PDO use parameter twice?

If I run this:


$values = array('foo' => 'foo', 'bar' => 'bar');
$sth = $pdo->prepare('SELECT :foo, :bar, :foo');
$sth->execute($values);
print_r($sth->fetchAll());

the second :foo is 0:


Array
(
    [0] => Array
        (
            [?] => 0
            [0] => foo
            [1] => bar
            [2] => 0
        )

)

(I also don’t know why there’s a ? index, but there always seems to be.)

Is there any way to get PDO to actually recognise the variables multiple times?

Specifically I want to do:


INSERT INTO table foo = :foo, bar = :bar ON DUPLICATE KEY UPDATE foo = :foo, bar = :bar

It works for inserts, but all the updates fill the record with zeros.

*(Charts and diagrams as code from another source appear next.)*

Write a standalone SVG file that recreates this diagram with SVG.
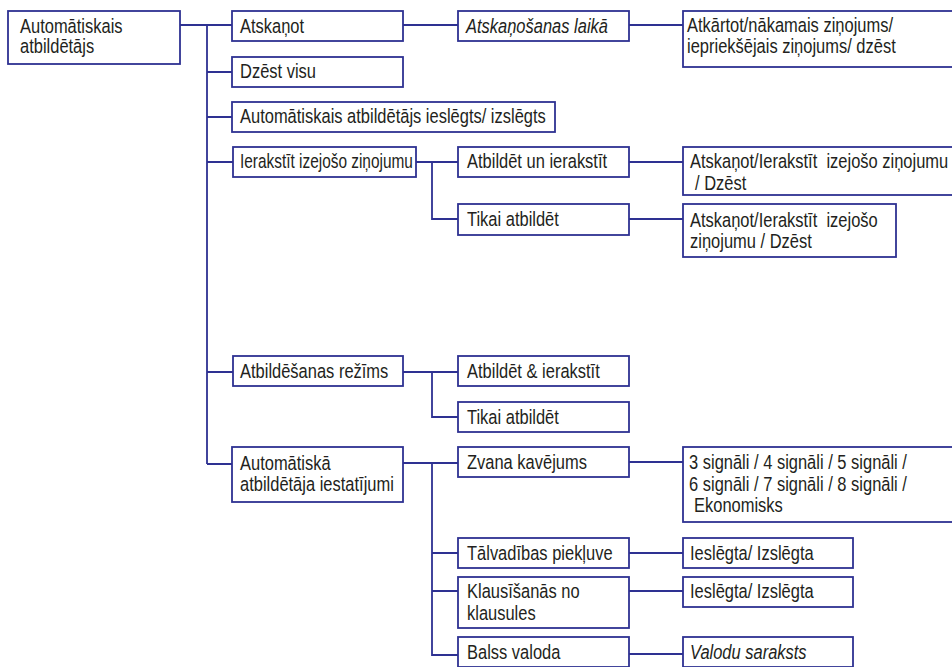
<svg xmlns="http://www.w3.org/2000/svg" width="952" height="667" viewBox="0 0 952 667">
<style>
rect.b{fill:#fff;stroke:#2e3192;stroke-width:1.8}
text{font-family:"Liberation Sans",Arial,sans-serif;font-size:19.5px;fill:#231f20}
text.i{font-style:italic}
#connectors path{fill:none;stroke:#2e3192;stroke-width:1.8}
</style>
<g id="connectors">
<path d="M180,25H232M207,25V464M207,72H232M207,117H232M207,162H233M207,372H233M207,464H232"/>
<path d="M403,25H458M629,25H683"/>
<path d="M416,162H458M432,162V219H458M629,162H683M629,219H683"/>
<path d="M403,372H458M432,372V417H458"/>
<path d="M403,463H458M432,463V655H458M432,553H458M432,591H458M629,462H683M629,553H683M629,591H683M629,654H683"/>
</g>
<g id="root"><rect class="b" x="8" y="11" width="172" height="53"/><text transform="translate(20,33) scale(0.845,1)">Automātiskais</text><text transform="translate(20,53) scale(0.845,1)">atbildētājs</text></g>
<g id="n1"><rect class="b" x="232" y="11" width="171" height="30"/><text transform="translate(240,33) scale(0.845,1)">Atskaņot</text></g>
<g id="n2"><rect class="b" x="458" y="11" width="171" height="30"/><text class="i" transform="translate(466,33) scale(0.845,1)">Atskaņošanas laikā</text></g>
<g id="n3"><rect class="b" x="683" y="11" width="290" height="56"/><text transform="translate(687,32) scale(0.845,1)">Atkārtot/nākamais ziņojums/</text><text transform="translate(687,53) scale(0.845,1)">iepriekšējais ziņojums/ dzēst</text></g>
<g id="n4"><rect class="b" x="232" y="57" width="171" height="30"/><text transform="translate(240,78) scale(0.845,1)">Dzēst visu</text></g>
<g id="n5"><rect class="b" x="232" y="102" width="323" height="30"/><text transform="translate(240,123) scale(0.845,1)">Automātiskais atbildētājs ieslēgts/ izslēgts</text></g>
<g id="n6"><rect class="b" x="233" y="147" width="183" height="30"/><text transform="translate(240,168) scale(0.79,1)">Ierakstīt izejošo ziņojumu</text></g>
<g id="n7"><rect class="b" x="458" y="147" width="171" height="30"/><text transform="translate(467,168) scale(0.845,1)">Atbildēt un ierakstīt</text></g>
<g id="n8"><rect class="b" x="683" y="147" width="290" height="48"/><text transform="translate(690,168) scale(0.845,1)" xml:space="preserve">Atskaņot/Ierakstīt  izejošo ziņojumu</text><text transform="translate(695,190) scale(0.845,1)">/ Dzēst</text></g>
<g id="n9"><rect class="b" x="458" y="204" width="171" height="31"/><text transform="translate(467,226) scale(0.845,1)">Tikai atbildēt</text></g>
<g id="n10"><rect class="b" x="683" y="204" width="213" height="53"/><text transform="translate(690,227) scale(0.845,1)" xml:space="preserve">Atskaņot/Ierakstīt  izejošo</text><text transform="translate(690,248) scale(0.845,1)">ziņojumu / Dzēst</text></g>
<g id="n11"><rect class="b" x="233" y="356" width="170" height="30"/><text transform="translate(240,378) scale(0.845,1)">Atbildēšanas režīms</text></g>
<g id="n12"><rect class="b" x="458" y="356" width="171" height="30"/><text transform="translate(467,378) scale(0.845,1)">Atbildēt &amp; ierakstīt</text></g>
<g id="n13"><rect class="b" x="458" y="402" width="171" height="30"/><text transform="translate(467,424) scale(0.845,1)">Tikai atbildēt</text></g>
<g id="n14"><rect class="b" x="232" y="447" width="171" height="55"/><text transform="translate(240,470) scale(0.845,1)">Automātiskā</text><text transform="translate(240,491) scale(0.845,1)">atbildētāja iestatījumi</text></g>
<g id="n15"><rect class="b" x="458" y="447" width="171" height="30"/><text transform="translate(467,469) scale(0.845,1)">Zvana kavējums</text></g>
<g id="n16"><rect class="b" x="683" y="447" width="290" height="75"/><text transform="translate(689,469) scale(0.845,1)">3 signāli / 4 signāli / 5 signāli /</text><text transform="translate(689,491) scale(0.845,1)">6 signāli / 7 signāli / 8 signāli /</text><text transform="translate(694,512) scale(0.845,1)">Ekonomisks</text></g>
<g id="n17"><rect class="b" x="458" y="538" width="171" height="30"/><text transform="translate(467,560) scale(0.845,1)">Tālvadības piekļuve</text></g>
<g id="n18"><rect class="b" x="683" y="538" width="170" height="30"/><text transform="translate(690,560) scale(0.845,1)">Ieslēgta/ Izslēgta</text></g>
<g id="n19"><rect class="b" x="458" y="577" width="171" height="51"/><text transform="translate(467,598) scale(0.845,1)">Klausīšanās no</text><text transform="translate(467,620) scale(0.845,1)">klausules</text></g>
<g id="n20"><rect class="b" x="683" y="577" width="170" height="30"/><text transform="translate(690,598) scale(0.845,1)">Ieslēgta/ Izslēgta</text></g>
<g id="n21"><rect class="b" x="458" y="637" width="171" height="30"/><text transform="translate(467,659) scale(0.845,1)">Balss valoda</text></g>
<g id="n22"><rect class="b" x="683" y="637" width="170" height="30"/><text class="i" transform="translate(690,659) scale(0.845,1)">Valodu saraksts</text></g>
</svg>
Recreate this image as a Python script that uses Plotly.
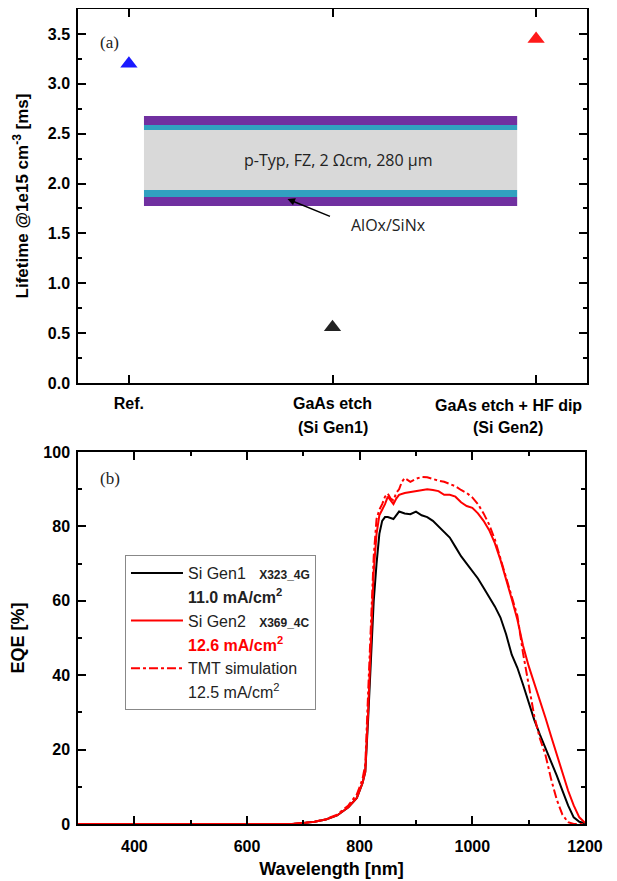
import plotly.graph_objects as go

# ---------------- data ----------------
NB = "\u00a0"
categories = ["Ref.", "GaAs etch", "GaAs etch + HF dip"]
sub_labels = ["", "(Si Gen1)", "(Si Gen2)"]
label_shift = [0, 0, -28]   # the last category label sits left of its tick in the original
cat_pos = [0, 1, 2]
lifetime_ms = [3.20, 0.56, 3.45]
marker_colors = ["#1a1aff", "#222222", "#ff1a1a"]

wl_gen1 = [300, 400, 500, 600, 680, 700, 720, 740, 760, 780, 795, 805, 810, 815, 820, 825, 830, 835,
           840, 845, 850, 860, 870, 880, 890, 900, 910, 920, 930, 940, 950, 960, 970, 980, 990, 1000,
           1010, 1020, 1030, 1040, 1050, 1060, 1070, 1080, 1090, 1100, 1110, 1120, 1130, 1140, 1150,
           1160, 1170, 1180, 1190, 1200]
eqe_gen1 = [0, 0, 0, 0, 0, 0.3, 0.6, 1.2, 2.3, 4.5, 7, 11, 14, 28, 45, 60, 70, 78,
            81.5, 82.5, 82.5, 82, 84, 83.5, 83.3, 84, 83, 82.5, 81.5, 80, 78.5, 77, 74.5, 72, 70, 68,
            66, 63.5, 61, 58.5, 55.5, 51, 45.5, 42, 37.5, 32.5, 28, 24, 20.5, 16.5, 13,
            9, 5, 1.8, 0.6, 0.2]

wl_gen2 = [300, 400, 500, 600, 680, 700, 720, 740, 760, 780, 795, 805, 810, 815, 820, 825, 830, 835,
           840, 845, 850, 855, 860, 865, 870, 880, 890, 900, 910, 920, 930, 940, 950, 960, 970, 980,
           990, 1000, 1010, 1020, 1030, 1040, 1050, 1060, 1070, 1080, 1090, 1100, 1110, 1120, 1130,
           1140, 1150, 1160, 1170, 1180, 1190, 1200]
eqe_gen2 = [0, 0, 0, 0, 0, 0.3, 0.6, 1.2, 2.3, 4.5, 7, 11, 14, 30, 50, 68, 78, 83,
            84.5, 86, 88, 87, 86, 87.5, 88.5, 89, 89.2, 89.5, 89.8, 90, 89.8, 89.5, 88.5, 88.5, 88, 86.5,
            85.5, 85, 83.5, 81.5, 79, 75.5, 71, 66, 60.5, 55, 48, 42.5, 38, 33, 28.5,
            23.5, 18.5, 13.7, 9, 5, 1.8, 0.3]

wl_tmt = [300, 400, 500, 600, 680, 700, 720, 740, 760, 780, 795, 805, 810, 815, 820, 825, 830, 835,
          840, 845, 850, 855, 860, 865, 870, 875, 880, 890, 900, 910, 920, 930, 940, 950, 960, 970,
          980, 990, 1000, 1010, 1020, 1030, 1040, 1050, 1060, 1070, 1080, 1090, 1100, 1110, 1120,
          1130, 1140, 1150, 1160, 1170, 1180, 1200]
eqe_tmt = [0, 0, 0, 0, 0, 0.3, 0.6, 1.3, 2.5, 5, 8, 12, 16, 35, 55, 72, 82, 84.5,
           86, 88, 88.8, 87.5, 87, 89, 90, 92, 93, 92, 92.8, 93.3, 93.2, 92.7, 92.3, 92, 91.5, 90.8,
           89.8, 89, 87.8, 86, 83.5, 80.5, 76.5, 71.5, 66, 61, 56, 46, 37, 29, 23,
           18.5, 12, 6.5, 2.5, 0.5, 0, 0]

series_names = ["Si Gen1" + NB * 3 + "<span style='font-size:12px'><b>X323_4G</b></span>",
                "Si Gen2" + NB * 3 + "<span style='font-size:12px'><b>X369_4C</b></span>",
                "TMT simulation"]
current_labels = ["<b>11.0 mA/cm<sup>2</sup></b>",
                  "<span style='color:#ff0000'><b>12.6 mA/cm<sup>2</sup></b></span>",
                  "12.5 mA/cm<sup>2</sup>"]

# ---------------- figure ----------------
FONT = "Liberation Sans, Arial, sans-serif"
fig = go.Figure()

fig.add_trace(go.Scatter(x=cat_pos, y=lifetime_ms, mode="markers", xaxis="x", yaxis="y",
                         marker=dict(symbol="triangle-up", size=15, color=marker_colors),
                         showlegend=False))

curve_specs = [(wl_gen1, eqe_gen1, "#000000", "solid"),
               (wl_gen2, eqe_gen2, "#ff0000", "solid"),
               (wl_tmt, eqe_tmt, "#ff0000", "dashdot")]
for (wl, eqe, col, dash), nm, cur in zip(curve_specs, series_names, current_labels):
    fig.add_trace(go.Scatter(x=wl, y=eqe, mode="lines", xaxis="x2", yaxis="y2", name=nm,
                             line=dict(color=col, width=2, dash=dash)))
    fig.add_trace(go.Scatter(x=[None], y=[None], mode="lines", xaxis="x2", yaxis="y2", name=cur,
                             line=dict(color="rgba(0,0,0,0)", width=0)))

axis_common = dict(showline=True, linecolor="black", linewidth=1.5, mirror="ticks",
                   ticks="inside", ticklen=8, tickwidth=1.5, tickcolor="black",
                   showgrid=False, zeroline=False, automargin=False,
                   tickfont=dict(family=FONT, size=16, color="black", weight="bold"))
minor_common = dict(ticks="inside", ticklen=4, tickwidth=1.5, tickcolor="black")

# tick text: categories centred on ticks, except the shifted last one (drawn as annotation)
tick_text = [c if s == 0 else "" for c, s in zip(categories, label_shift)]

# the page body adds an 8 px offset, so the figure is 8 px smaller and margins shifted
fig.update_layout(
    width=609, height=873,
    margin=dict(l=70, r=30, t=1, b=57, autoexpand=False),
    paper_bgcolor="white", plot_bgcolor="white",
    font=dict(family=FONT, color="black"),
    xaxis=dict(domain=[0, 1], range=[-0.25, 2.25], anchor="y", tickvals=cat_pos,
               ticktext=tick_text, ticklabelstandoff=5, **axis_common),
    yaxis=dict(domain=[0.5411, 1], range=[0, 3.75], anchor="x", dtick=0.5, tickformat=".1f",
               minor=dict(dtick=0.25, **minor_common), ticklabelstandoff=3,
               title=dict(text="Lifetime @1e15 cm<sup>-3</sup> [ms]" + NB * 6,
                          font=dict(family=FONT, size=17, weight="bold")),
               **axis_common),
    xaxis2=dict(domain=[0, 0.996], range=[300, 1200], anchor="y2", dtick=200,
                minor=dict(dtick=100, **minor_common), ticklabelstandoff=7,
                title=dict(text="Wavelength [nm]", standoff=8,
                           font=dict(family=FONT, size=18, weight="bold")),
                **axis_common),
    yaxis2=dict(domain=[0, 0.4564], range=[0, 100], anchor="x2", dtick=20,
                minor=dict(dtick=10, **minor_common), ticklabelstandoff=3,
                title=dict(text="EQE [%]", font=dict(family=FONT, size=18, weight="bold")),
                **axis_common),
    legend=dict(x=0.0923, y=0.330, xanchor="left", yanchor="top", bgcolor="white",
                bordercolor="#888888", borderwidth=1, itemwidth=52,
                font=dict(family=FONT, size=16, color="#222222"), traceorder="normal"),
)

# layer stack illustration (top panel)
stack_x = [0.074, 1.907]
layers = [(2.588, 2.678, "#7030a0"), (2.538, 2.588, "#31a1c0"), (1.936, 2.538, "#d9d9d9"),
          (1.866, 1.936, "#31a1c0"), (1.776, 1.866, "#7030a0")]
for y0, y1, col in layers:
    fig.add_shape(type="rect", xref="x", yref="y", x0=stack_x[0], x1=stack_x[1], y0=y0, y1=y1,
                  fillcolor=col, line=dict(width=0), layer="below")

fig.add_annotation(xref="x", yref="y", x=1.025, y=2.237, text="p-Typ, FZ, 2 \u03A9cm, 280 \u00B5m",
                   showarrow=False, font=dict(family="Open Sans", size=16, color="#222222"))
fig.add_annotation(xref="x", yref="y", x=1.083, y=1.585, xanchor="left", text="AlOx/SiNx",
                   showarrow=False, font=dict(family="Open Sans", size=16, color="#222222"))
fig.add_annotation(xref="x", yref="y", x=0.779, y=1.845, ax=0.995, ay=1.665, axref="x", ayref="y",
                   text="", showarrow=True, arrowhead=2, arrowsize=1, arrowwidth=1.5, arrowcolor="black")

for xp, cat, lab, sh in zip(cat_pos, categories, sub_labels, label_shift):
    if sh != 0:
        fig.add_annotation(xref="x", yref="paper", x=xp, y=0.5141, text=cat, showarrow=False,
                           xshift=sh, font=dict(family=FONT, size=16, weight="bold", color="black"))
    if lab:
        fig.add_annotation(xref="x", yref="paper", x=xp, y=0.4871, text=lab, showarrow=False,
                           xshift=sh, font=dict(family=FONT, size=16, weight="bold", color="black"))

fig.add_annotation(xref="paper", yref="paper", x=0.039, y=0.973, text="(a)", showarrow=False,
                   xanchor="left", font=dict(family="Liberation Serif", size=17, color="#222222"))
fig.add_annotation(xref="paper", yref="paper", x=0.039, y=0.4245, text="(b)", showarrow=False,
                   xanchor="left", font=dict(family="Liberation Serif", size=17, color="#222222"))

fig.write_html("out.html")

$values = array(':foo' => 'foo', ':bar' => 'bar');

Prefixing values with : makes 0 difference. Output is still:



Array
(
    [0] => Array
        (
            [?] => 0
            [0] => foo
            [1] => bar
            [2] => 0
        )

)

http://us3.php.net/manual/en/pdo.prepare.php

You must include a unique parameter marker for each value you wish to pass in to the statement when you call PDOStatement::execute(). You cannot use a named parameter marker of the same name twice in a prepared statement.

well that just sucks, what’s the point in using a named parameter then?

It has to do with the fact the PDO has to convert named parameters to the “?” question marks for MySQL. MySQL doesn’t understand named parameters.

Just wait until you want to pass an array to a WHERE id IN ( :ids) statement. Can’t be done cleanly.

I think the named parameters stuff is more of a SQL Prepared statement limit as opposed to a php restriction. Might be wrong.

It’s actually fairly easy to do a bit of processing on your sql statement and implement the functionality you want. I always wrap the PDO object just so I can tweak this stuff.

Yes that’s what I’ve resorted to doing… why can’t PDO do this internally though? Makes no sense that it doesn’t.